Could you write out every record below exactly, leaving out any pictures?

[Charts and diagrams as code]
## BEGIN
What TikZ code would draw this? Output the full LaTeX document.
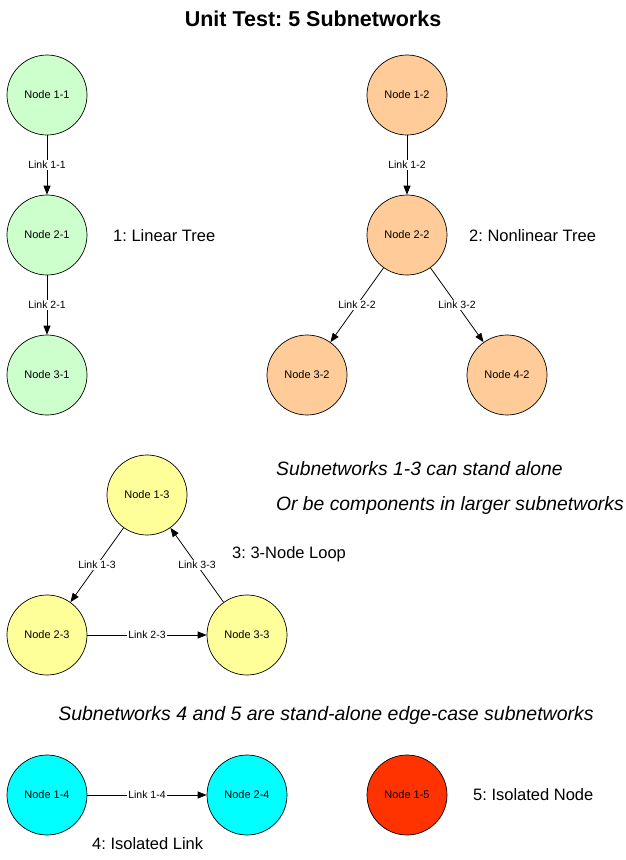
\documentclass[tikz,border=0pt]{standalone}
\usepackage{fontspec}
\setmainfont{Liberation Sans}
\usetikzlibrary{arrows.meta}
\definecolor{cgreen}{HTML}{CCFFCC}
\definecolor{corange}{HTML}{FFCC99}
\definecolor{cyellow}{HTML}{FFFF99}
\definecolor{ccyan}{HTML}{00FFFF}
\definecolor{cred}{HTML}{FF3300}
\frenchspacing
\tikzset{
  netnode/.style={circle, draw=black, line width=0.7pt, minimum size=80pt, inner sep=0pt, font=\fontsize{11}{13}\selectfont},
  link/.style={draw=black, line width=0.8pt, -{Triangle[length=9pt,width=7pt]}},
  linklabel/.style={fill=white, inner sep=1pt, font=\fontsize{10.5}{12}\selectfont},
  caption/.style={anchor=west, inner sep=0pt, font=\fontsize{16.5}{20}\selectfont},
  note/.style={anchor=west, inner sep=0pt, font=\fontsize{19.3}{23}\itshape\selectfont}
}
\begin{document}
\begin{tikzpicture}[x=1pt,y=-1pt]
\useasboundingbox (0,0) rectangle (626,860);
\node[font=\fontsize{21.5}{26}\bfseries\selectfont] (title) at (313,19) {Unit Test: 5 Subnetworks};
% subnetwork 1
\node[netnode, fill=cgreen] (n11) at (47,95) {Node 1-1};
\node[netnode, fill=cgreen] (n21) at (47,235) {Node 2-1};
\node[netnode, fill=cgreen] (n31) at (47,375) {Node 3-1};
\draw[link] (n11) -- node[linklabel] {Link 1-1} (n21);
\draw[link] (n21) -- node[linklabel] {Link 2-1} (n31);
\node[caption] (c1) at (113,236) {1: Linear Tree};
% subnetwork 2
\node[netnode, fill=corange] (n12) at (407,95) {Node 1-2};
\node[netnode, fill=corange] (n22) at (407,235) {Node 2-2};
\node[netnode, fill=corange] (n32) at (307,375) {Node 3-2};
\node[netnode, fill=corange] (n42) at (507,375) {Node 4-2};
\draw[link] (n12) -- node[linklabel] {Link 1-2} (n22);
\draw[link] (n22) -- node[linklabel] {Link 2-2} (n32);
\draw[link] (n22) -- node[linklabel] {Link 3-2} (n42);
\node[caption] (c2) at (469,236) {2: Nonlinear Tree};
% subnetwork 3
\node[netnode, fill=cyellow] (n13) at (147,495) {Node 1-3};
\node[netnode, fill=cyellow] (n23) at (47,635) {Node 2-3};
\node[netnode, fill=cyellow] (n33) at (247,635) {Node 3-3};
\draw[link] (n13) -- node[linklabel] {Link 1-3} (n23);
\draw[link] (n23) -- node[linklabel] {Link 2-3} (n33);
\draw[link] (n33) -- node[linklabel] {Link 3-3} (n13);
\node[caption] (c3) at (232,554) {3: 3-Node Loop};
\node[note] (note1) at (276,469) {Subnetworks 1-3 can stand alone};
\node[note] (note2) at (276,506) {Or be components in larger subnetworks};
\node[font=\fontsize{19.5}{23}\itshape\selectfont, inner sep=0pt] (note3) at (326,715) {Subnetworks 4 and 5 are stand-alone edge-case subnetworks};
% subnetwork 4
\node[netnode, fill=ccyan] (n14) at (47,795) {Node 1-4};
\node[netnode, fill=ccyan] (n24) at (247,795) {Node 2-4};
\draw[link] (n14) -- node[linklabel] {Link 1-4} (n24);
\node[caption] (c4) at (92,844) {4: Isolated Link};
% subnetwork 5
\node[netnode, fill=cred] (n15) at (407,795) {Node 1-5};
\node[caption] (c5) at (473,795) {5: Isolated Node};
\end{tikzpicture}
\end{document}
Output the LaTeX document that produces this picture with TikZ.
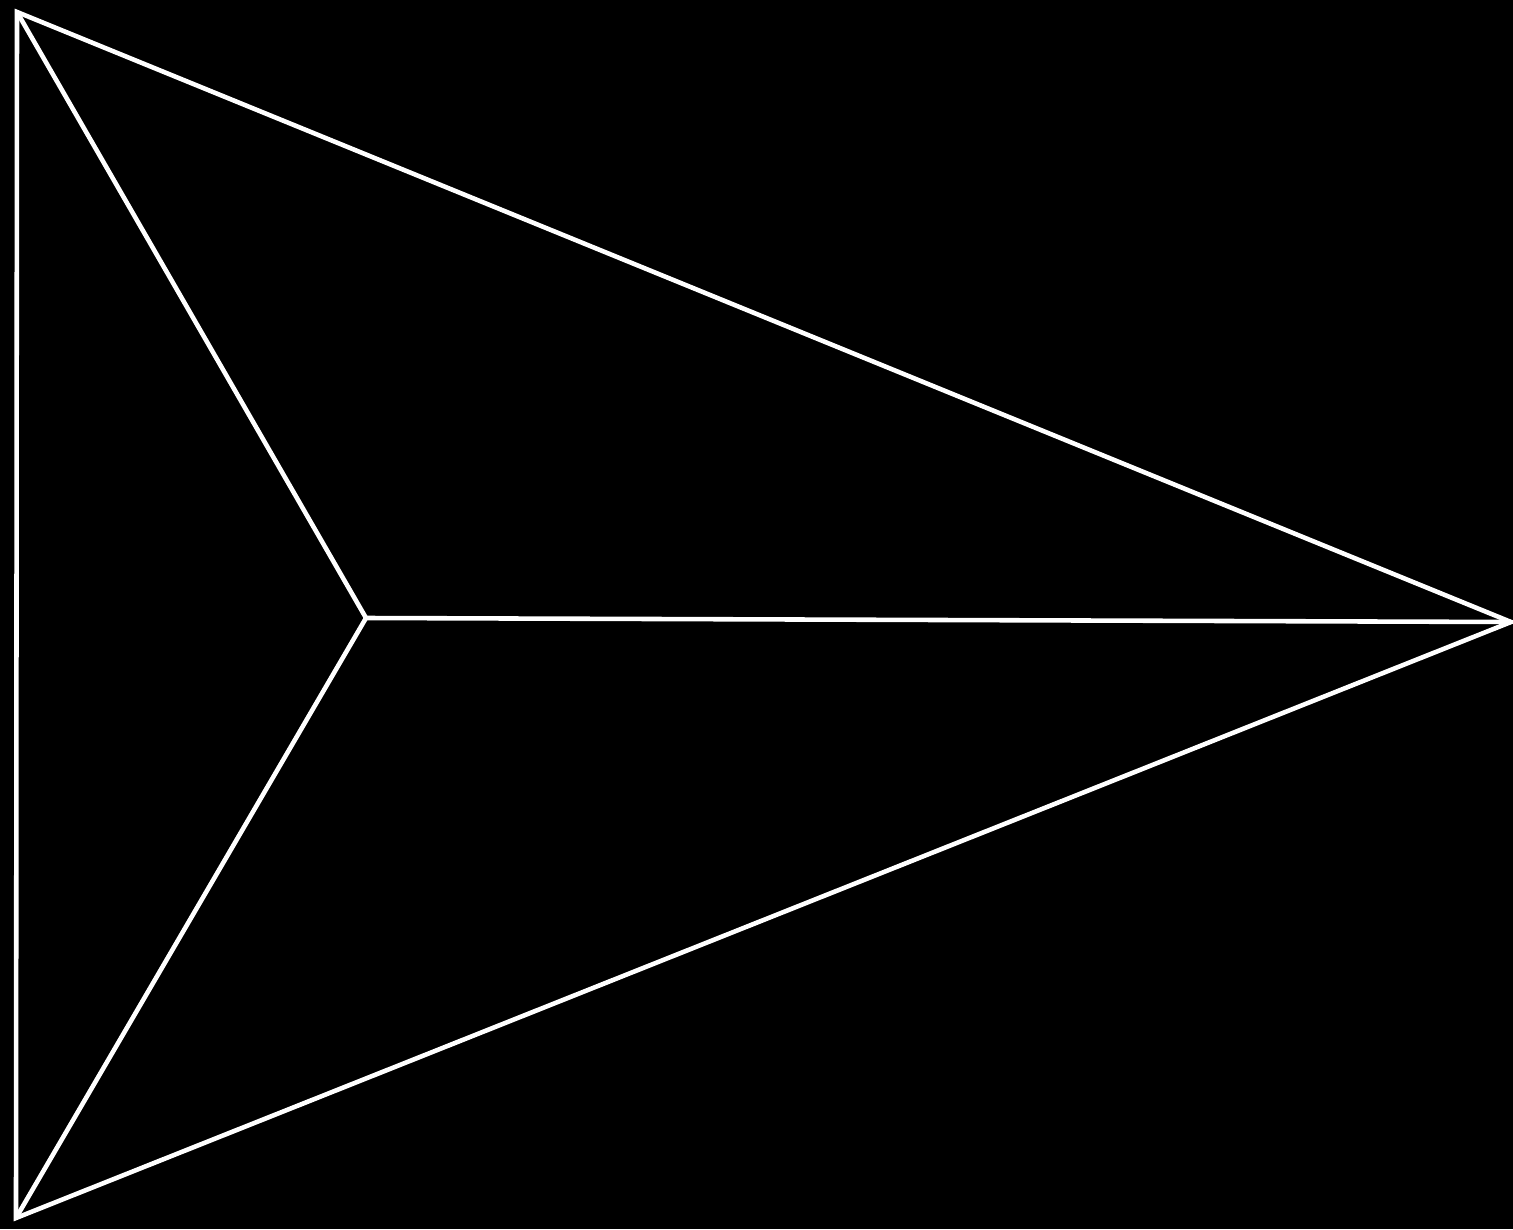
## END
> [Answer for the task]
What TikZ code would draw this? Output the full LaTeX document.
\documentclass[tikz,border=0pt]{standalone}
\usepackage{fontspec}
\setmainfont{Liberation Sans}
\usetikzlibrary{arrows.meta}
\definecolor{cgreen}{HTML}{CCFFCC}
\definecolor{corange}{HTML}{FFCC99}
\definecolor{cyellow}{HTML}{FFFF99}
\definecolor{ccyan}{HTML}{00FFFF}
\definecolor{cred}{HTML}{FF3300}
\frenchspacing
\tikzset{
  netnode/.style={circle, draw=black, line width=0.7pt, minimum size=80pt, inner sep=0pt, font=\fontsize{11}{13}\selectfont},
  link/.style={draw=black, line width=0.8pt, -{Triangle[length=9pt,width=7pt]}},
  linklabel/.style={fill=white, inner sep=1pt, font=\fontsize{10.5}{12}\selectfont},
  caption/.style={anchor=west, inner sep=0pt, font=\fontsize{16.5}{20}\selectfont},
  note/.style={anchor=west, inner sep=0pt, font=\fontsize{19.3}{23}\itshape\selectfont}
}
\begin{document}
\begin{tikzpicture}[x=1pt,y=-1pt]
\useasboundingbox (0,0) rectangle (626,860);
\node[font=\fontsize{21.5}{26}\bfseries\selectfont] (title) at (313,19) {Unit Test: 5 Subnetworks};
% subnetwork 1
\node[netnode, fill=cgreen] (n11) at (47,95) {Node 1-1};
\node[netnode, fill=cgreen] (n21) at (47,235) {Node 2-1};
\node[netnode, fill=cgreen] (n31) at (47,375) {Node 3-1};
\draw[link] (n11) -- node[linklabel] {Link 1-1} (n21);
\draw[link] (n21) -- node[linklabel] {Link 2-1} (n31);
\node[caption] (c1) at (113,236) {1: Linear Tree};
% subnetwork 2
\node[netnode, fill=corange] (n12) at (407,95) {Node 1-2};
\node[netnode, fill=corange] (n22) at (407,235) {Node 2-2};
\node[netnode, fill=corange] (n32) at (307,375) {Node 3-2};
\node[netnode, fill=corange] (n42) at (507,375) {Node 4-2};
\draw[link] (n12) -- node[linklabel] {Link 1-2} (n22);
\draw[link] (n22) -- node[linklabel] {Link 2-2} (n32);
\draw[link] (n22) -- node[linklabel] {Link 3-2} (n42);
\node[caption] (c2) at (469,236) {2: Nonlinear Tree};
% subnetwork 3
\node[netnode, fill=cyellow] (n13) at (147,495) {Node 1-3};
\node[netnode, fill=cyellow] (n23) at (47,635) {Node 2-3};
\node[netnode, fill=cyellow] (n33) at (247,635) {Node 3-3};
\draw[link] (n13) -- node[linklabel] {Link 1-3} (n23);
\draw[link] (n23) -- node[linklabel] {Link 2-3} (n33);
\draw[link] (n33) -- node[linklabel] {Link 3-3} (n13);
\node[caption] (c3) at (232,554) {3: 3-Node Loop};
\node[note] (note1) at (276,469) {Subnetworks 1-3 can stand alone};
\node[note] (note2) at (276,506) {Or be components in larger subnetworks};
\node[font=\fontsize{19.5}{23}\itshape\selectfont, inner sep=0pt] (note3) at (326,715) {Subnetworks 4 and 5 are stand-alone edge-case subnetworks};
% subnetwork 4
\node[netnode, fill=ccyan] (n14) at (47,795) {Node 1-4};
\node[netnode, fill=ccyan] (n24) at (247,795) {Node 2-4};
\draw[link] (n14) -- node[linklabel] {Link 1-4} (n24);
\node[caption] (c4) at (92,844) {4: Isolated Link};
% subnetwork 5
\node[netnode, fill=cred] (n15) at (407,795) {Node 1-5};
\node[caption] (c5) at (473,795) {5: Isolated Node};
\end{tikzpicture}
\end{document}
Output the LaTeX document that produces this picture with TikZ.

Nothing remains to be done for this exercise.